Derecelendirilmiş Dostluklar

Yaşlandım galiba,

Artık geriye bakıp analiz yapma, safralardan kurtulma, karar verme, tecrübelerden ders alma, insan davranışlarınından yakınma ve “biz eskiden” ile başlayan cümleler sarfetme zamanım gelmiş.

Dostluk ile ilgili sosyal medyada çok özlü söz ile karşılaşıyoruz. Ama biraz analiz yaptım da, aslında günlük hayat gel gitlerin arasında kullandığımız bu kelime çok yüzeyde kalıyor.

Ama bence herkes “dostluk” kavramını kendi anladığı kadarında yaşayabiliyor.

Bunca yazıma rağmen aslında her şeyi herkesle paylaştığım izlenimine rağmen, gerilerde bir yerlerde hep bende saklı kalan, paylaşmak istemediğim veya paylaştığımda beni besleyecek geri bildirimler alamayacağımı bildiğim için paylaşmadığım sorunlarım, sıkıntılarım var elbette.

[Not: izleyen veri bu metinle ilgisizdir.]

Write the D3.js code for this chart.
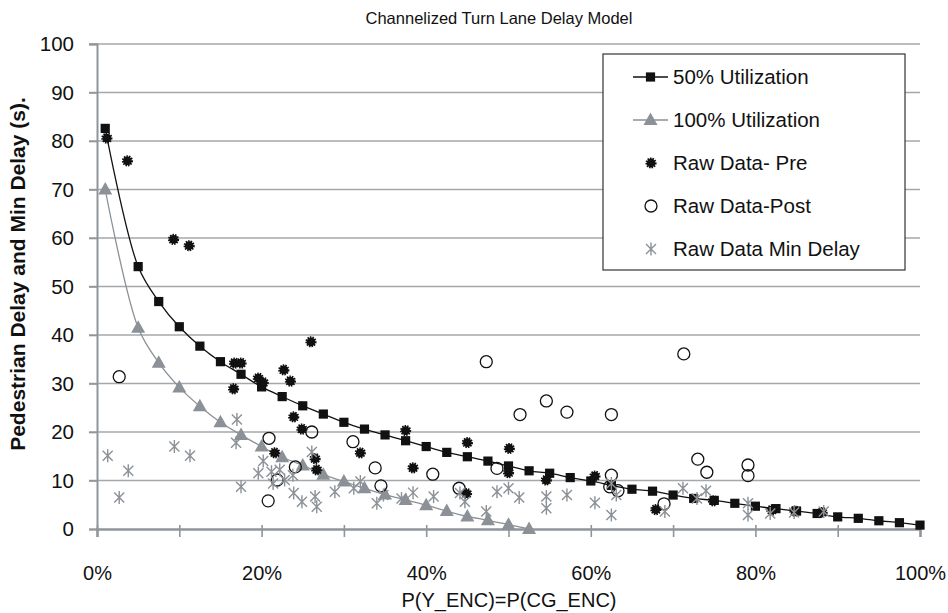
<!DOCTYPE html>
<html><head><meta charset="utf-8">
<script src="https://cdn.jsdelivr.net/npm/d3@7"></script>
<style>
html,body{margin:0;padding:0;background:#fff;}
svg text{font-family:"Liberation Sans",Arial,sans-serif;fill:#111;}
</style></head>
<body><svg id="chart" width="948" height="613"></svg>
<script>
const chartTitle = "Channelized Turn Lane Delay Model";
const xAxisTitle = "P(Y_ENC)=P(CG_ENC)";
const yAxisTitle = "Pedestrian Delay and Min Delay (s).";
const xTicks = [0, 0.1, 0.2, 0.3, 0.4, 0.5, 0.6, 0.7, 0.8, 0.9, 1.0];
const xTickLabels = ["0%", "", "20%", "", "40%", "", "60%", "", "80%", "", "100%"];
const yTicks = [0, 10, 20, 30, 40, 50, 60, 70, 80, 90, 100];
const seriesNames = ["50% Utilization", "100% Utilization", "Raw Data- Pre", "Raw Data-Post", "Raw Data Min Delay"];

// model curves: x (fraction), delay (s)
const util50X = [0.01,0.05,0.075,0.10,0.125,0.15,0.175,0.20,0.225,0.25,0.275,0.30,0.325,0.35,0.375,0.40,0.425,0.45,0.475,0.50,0.525,0.55,0.575,0.60,0.625,0.65,0.675,0.70,0.725,0.75,0.775,0.80,0.825,0.85,0.875,0.90,0.925,0.95,0.975,1.00];
const util50Y = [82.6,54.1,46.9,41.7,37.7,34.5,31.9,29.3,27.3,25.4,23.7,22.0,20.6,19.4,18.2,17.0,15.8,14.9,14.0,13.0,12.0,11.5,10.6,9.9,9.0,8.2,7.8,7.0,6.3,5.9,5.3,4.7,4.2,3.7,3.2,2.5,2.2,1.7,1.3,0.8];
const util100X = [0.01,0.05,0.075,0.10,0.125,0.15,0.175,0.20,0.225,0.25,0.275,0.30,0.325,0.35,0.375,0.40,0.425,0.45,0.475,0.50,0.525];
const util100Y = [70.0,41.5,34.3,29.2,25.3,22.0,19.4,17.0,14.8,13.1,11.2,9.8,8.4,7.1,6.0,4.9,3.7,2.6,1.8,0.9,0.0];

// raw data (x in %, delay in s)
const rawPre = [[1.2,80.6],[3.7,75.9],[9.3,59.7],[11.2,58.4],[16.7,34.2],[17.5,34.2],[16.6,28.9],[19.6,31.1],[20.2,30.2],[21.6,15.7],[22.7,32.8],[23.5,30.5],[23.9,23.1],[24.9,20.6],[26.0,38.6],[26.5,14.5],[26.7,12.2],[32.0,15.7],[37.5,20.3],[38.4,12.6],[45.0,17.8],[44.9,7.3],[50.1,16.6],[50.0,11.6],[54.6,10.1],[60.5,10.9],[67.9,4.0],[74.9,5.8],[82.0,3.9],[84.8,3.7],[88.1,3.4]];
const rawPost = [[2.7,31.4],[20.9,18.7],[20.8,5.8],[21.9,10.1],[24.1,12.8],[26.1,20.0],[31.1,18.0],[33.8,12.6],[34.5,8.9],[40.8,11.3],[44.0,8.4],[47.3,34.5],[48.6,12.5],[51.4,23.6],[54.6,26.4],[57.1,24.1],[62.5,23.6],[62.5,11.1],[62.3,8.7],[63.3,7.9],[68.9,5.2],[71.3,36.1],[73.0,14.4],[74.1,11.7],[79.1,13.2],[79.1,11.0]];
const rawMin = [[1.3,15.1],[2.7,6.5],[3.8,12.0],[9.4,17.0],[11.3,15.1],[17.0,22.6],[16.9,17.8],[17.5,8.7],[19.6,11.5],[20.2,14.0],[21.2,11.8],[22.2,12.2],[21.4,9.4],[22.8,10.1],[23.8,11.1],[23.9,7.4],[24.9,5.6],[26.1,15.9],[26.5,6.7],[26.7,4.6],[28.9,7.7],[31.2,8.4],[32.0,9.8],[34.0,5.3],[34.8,7.0],[37.0,6.3],[38.4,7.5],[40.9,6.7],[44.1,7.4],[44.7,5.6],[47.3,3.6],[48.6,7.7],[50.0,8.4],[51.3,6.5],[54.6,6.7],[54.6,4.3],[57.1,7.0],[60.5,5.4],[62.5,9.4],[62.5,2.9],[63.1,7.0],[69.0,3.6],[71.2,8.4],[72.9,6.3],[74.0,7.9],[79.1,5.3],[79.1,2.9],[81.8,3.2],[84.7,3.4],[88.3,3.6]];

const GRID = "#a3a8ad", AXIS = "#8f959a", GRAY = "#8b9196";
const svg = d3.select("#chart");
const x = d3.scaleLinear().domain([0, 1]).range([97, 920]);
const y = d3.scaleLinear().domain([0, 100]).range([529, 44]);

// gridlines with left ticks
svg.append("g").selectAll("line").data(yTicks.filter(d => d > 0)).join("line")
  .attr("x1", 89).attr("x2", 920).attr("y1", d => y(d)).attr("y2", d => y(d))
  .attr("stroke", GRID).attr("stroke-width", 1.6);
// y axis
const yAxis = svg.append("g").attr("transform", "translate(97,0)")
  .call(d3.axisLeft(y).tickValues(yTicks).tickSize(8).tickPadding(15).tickFormat(d3.format("d")));
yAxis.select(".domain").attr("stroke", AXIS).attr("stroke-width", 2);
yAxis.selectAll(".tick line").attr("stroke", AXIS).attr("stroke-width", 1.6);
yAxis.selectAll(".tick text").attr("font-size", 20.5).attr("fill", "#111");
// x axis
const xAxis = svg.append("g").attr("transform", "translate(0,529)")
  .call(d3.axisBottom(x).tickValues(xTicks).tickSize(8).tickPadding(29)
    .tickFormat((d, i) => xTickLabels[i]));
xAxis.select(".domain").attr("stroke", AXIS).attr("stroke-width", 2.4);
xAxis.selectAll(".tick line").attr("stroke", AXIS).attr("stroke-width", 1.6).attr("y1", -4);
xAxis.selectAll(".tick text").attr("font-size", 20).attr("fill", "#111");

// titles
svg.append("text").attr("x", 499).attr("y", 24).attr("text-anchor", "middle").attr("font-size", 16.5).text(chartTitle);
svg.append("text").attr("x", 509).attr("y", 607).attr("text-anchor", "middle").attr("font-size", 20).text(xAxisTitle);
svg.append("text").attr("transform", "translate(25,274) rotate(-90)").attr("text-anchor", "middle")
  .attr("font-size", 21).attr("font-weight", "bold").text(yAxisTitle);

// lines
const line = d3.line().x(d => x(d[0])).y(d => y(d[1])).curve(d3.curveCatmullRom.alpha(0.5));
const s50 = util50X.map((v, i) => [v, util50Y[i]]);
const s100 = util100X.map((v, i) => [v, util100Y[i]]);

const triPath = "M0,-7.5L7,5L-7,5Z";
const starPath = "M-5,-5L5,5M-5,5L5,-5M0,-6.5L0,6.5";

function drawSquare(g, cx, cy) {
  g.append("rect").attr("x", cx - 4.6).attr("y", cy - 4.6).attr("width", 9.2).attr("height", 9.2).attr("fill", "#111");
}
function drawTri(g, cx, cy) {
  g.append("path").attr("d", triPath).attr("transform", `translate(${cx},${cy})`).attr("fill", GRAY);
}
function drawPre(g, cx, cy) {
  g.append("circle").attr("cx", cx).attr("cy", cy).attr("r", 4.4).attr("fill", "#111")
    .attr("stroke", "#111").attr("stroke-width", 2.4).attr("stroke-dasharray", "1.4,1.0");
}
function drawPost(g, cx, cy) {
  g.append("circle").attr("cx", cx).attr("cy", cy).attr("r", 6).attr("fill", "none").attr("stroke", "#111").attr("stroke-width", 1.3);
}
function drawMin(g, cx, cy) {
  g.append("path").attr("d", starPath).attr("transform", `translate(${cx},${cy})`).attr("fill", "none")
    .attr("stroke", GRAY).attr("stroke-width", 1.4);
}

const gl = svg.append("g");
gl.append("path").datum(s50).attr("d", line).attr("fill", "none").attr("stroke", "#111").attr("stroke-width", 1.3);
s50.forEach(d => drawSquare(gl, x(d[0]), y(d[1])));
gl.append("path").datum(s100).attr("d", line).attr("fill", "none").attr("stroke", GRAY).attr("stroke-width", 1.3);
s100.forEach(d => drawTri(gl, x(d[0]), y(d[1])));
const gp = svg.append("g");
rawPre.forEach(d => drawPre(gp, x(d[0] / 100), y(d[1])));
rawPost.forEach(d => drawPost(gp, x(d[0] / 100), y(d[1])));
rawMin.forEach(d => drawMin(gp, x(d[0] / 100), y(d[1])));

// legend
const lg = svg.append("g");
lg.append("rect").attr("x", 603).attr("y", 54).attr("width", 302).attr("height", 216)
  .attr("fill", "#fff").attr("stroke", "#333").attr("stroke-width", 1.2);
const rowY = [77, 120, 163, 206, 249];
seriesNames.forEach((name, i) => {
  const cy = rowY[i];
  if (i === 0) {
    lg.append("line").attr("x1", 633).attr("x2", 668).attr("y1", cy).attr("y2", cy).attr("stroke", "#111").attr("stroke-width", 1.3);
    drawSquare(lg, 650.5, cy);
  } else if (i === 1) {
    lg.append("line").attr("x1", 633).attr("x2", 668).attr("y1", cy).attr("y2", cy).attr("stroke", GRAY).attr("stroke-width", 1.3);
    drawTri(lg, 650.5, cy);
  } else if (i === 2) drawPre(lg, 651, cy);
  else if (i === 3) drawPost(lg, 651, cy);
  else drawMin(lg, 651, cy);
  lg.append("text").attr("x", 673).attr("y", cy + 7).attr("font-size", 20.5).text(name);
});
</script></body></html>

Bir kısmını paylaştığım arkadaşlarım var çok şükür. Ama onlara ne anlatacağımı ne kadar anlatacağımı, onların hayata ve bana olan algısı belirliyor.

Ne kadar özel dostluk olursa olsun, bilirsiniz ki, ona anlatamazsınız. Anlatıklarımla beni yargılayacak, kaldıramayacak tabulara sahip veya bana “boş ver aldırma” ötesinde bir şeyler söyleyemeyecekse, paylaşmak benim için fazla bir anlam ifade etmez.

Genelde dinleyen taraf benimdir. Sıkıntıları, sorunları dinleyen tarafta oldum her zaman. Bazen güzel bazen kötü ama bir şekilde bir çok insana dokunduğumu, onların dertlerine ortak olduğumu, zaman zaman tavsiyeler, zaman zaman uygulanabilir eylemler, zaman zaman da motive edici faaliyetler ile onlara ulaştığımı düşünüyorum. Bundan da ayrı bir mutluluk duyuyorum.

En azından hiç birini yargılamadığımı ve kendi kültürümü onlara empoze etmeye çalışmadığımı biliyorum. Bunu yapacak olsam bana da kimsenin bir şey anlatacağını sanmam.

Bazen öyle bir hale gelirsiniz ki, içinizdekileri en yakınınıza anlatamayacağınızı bilirsiniz, onun size “ben demiştim”, “sen hep böyle yapıyorsun” yargıları arasında ona bir şey anlatmak istemezsiniz. İşte o noktada anlatmaya çaıştığınız şey, içinizde düğümlenir kalır. Sizin beklediğiniz yorum bambaşkadır çünkü. Beklentiniz ile karşınızdakinin tepkileri arasında bir paralellik yoksa veya tam zıt bir tepki alacağınızın farkındaysanız, ona hiç bir şey anlatmazsınız. Bazen de, karşınızdakinin aslında, bunu kaldıramayacağını düşünürsünüz, o nedenle anlatamazsınız.

İki farklı telefon size birden tüm gerçeği apaçık gözler önüne serer.

Birinde, sıkıntısını sizinle paylaşmak için o sizi arar, sizin sesinizden sıkıntıda olduğunuzu anlayıp, “sen iyi değilsin, ne oldu, anlat” der. Siz anlatırsınız. Ona sorarsınız, o size “benimkisi günlük şeyler işte, şimdi senin canını daha da sıkmayayım” der.

Diğerinde, sıkıntısını paylaşmak için o sizi arar, sizin sesinizden sıkıntıda olduğunuzu anlamaz. Kendi derdini saatlerce en ince detayına kadar anlatır. Kapatmadan önce “sen nasılsın” der. Siz de “iyi değilim aslında” dersiniz. O size “aman hayat böyle ya, boş ver aldırma” der. Telefon kapanır.

Her ikisinin de adı “dostluk”tur.

Ve ikinci telefonda “dostluk” sanılan şey bu şekilde devam eder. Çünkü o size her şeyini anlatıyordur. Ya siz?

Herkes sizi çok iyi dost sanır, siz de dahil…

Nereye kadar?

Anlatmayan tarafın, bir gün bu iki telefonun farkına varıp sorgulamaya başlamasına kadar.